Dependent upon the value of the citizen’s property, households can end up paying more or less in property taxes.

Heim states, “If a property rate went down, it is a possibility that they might pay a higher rate of tax.”
 
The property tax rate is now 45 cents per $100 of valued property. That 45 cents is a 3 cents increase per $100 from previous years. For example, a $200,000 valued house will most likely raise about $6,000 in property taxes based upon this increase.


Heim says that about half of the citizens will end up paying a higher property tax rate, while the other half will pay a lower tax rate. This is all dependent upon what the citizens’ property rate was reevaluated at.


This creates a concern for the citizens of Wilmington, but Heim says that most of the property values went down or stayed the same; therefore not many citizens end up paying more.


Talbert also explains that the tax raise is, “necessary for dedicated results, which is primarily for the maintenance and the new infrastructure.”

Lesia Heltzel, who has lived in New Hanover County her whole life, says the city does not do a proper job of informing the citizens of their plans. She was only somewhat aware that there was a tax increase due to the Improvement Plan. She views the Improvement Plan in both a positive and negative way.

“It is good for the city if it’ll provide more services, but bad if it is throwing the debt load on taxpayers,” she says. 

City administrations believe that the positive effects of the plan outweigh any potentially negative effects, such as tax increases. Jim Diepenbrock for the department of planning, development and transportation of the city of Wilmington, supports the plan.

Traffic is backed up on Randall Parkway due to the widening of the road, as seen by the city-posted sign. This was taken on Tuesday and the traffic will continue to be heavy until the infrastructure improvements are completed.
“It is very beneficial. We don’t have anything that has been approved for future development. It is very thorough and comprehensive; it can’t really do anything but help,” he says.


He states that one of the major benefits of the plan is that it is intended to be relevant for much longer than five years.


“It looks at things like stimulating the economy and addressing demographic changes both locally and nationally,” Diepenbrock says.
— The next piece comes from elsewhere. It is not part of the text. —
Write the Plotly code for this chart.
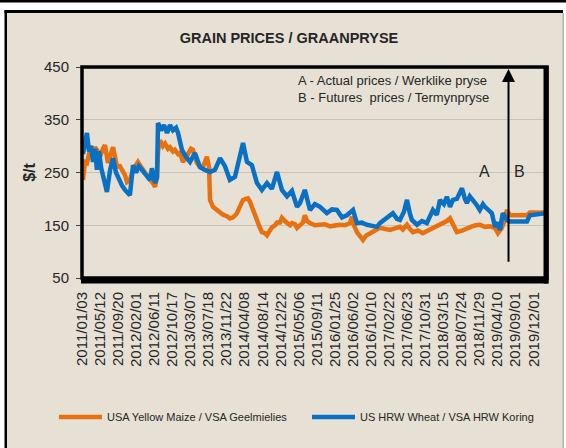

Heltzel claims that the city focuses on bringing in temporary jobs, like construction, versus permanent ones, such as bringing in a new industry. The creation of jobs, which will be mostly construction, will be a big help to the city, but she believes that it will only be temporary.

Citizens have wanted the local infrastructure to be upgraded and improved, and the city is making that happen. Unfortunately, both county and city members agree that there needs to be a tax raise in order to advance Wilmington.

During reevaluation years, it is possible that the tax rate can be adjusted. The 2013-2014 budget was approved on June 18, 2013 and no property tax was lowered.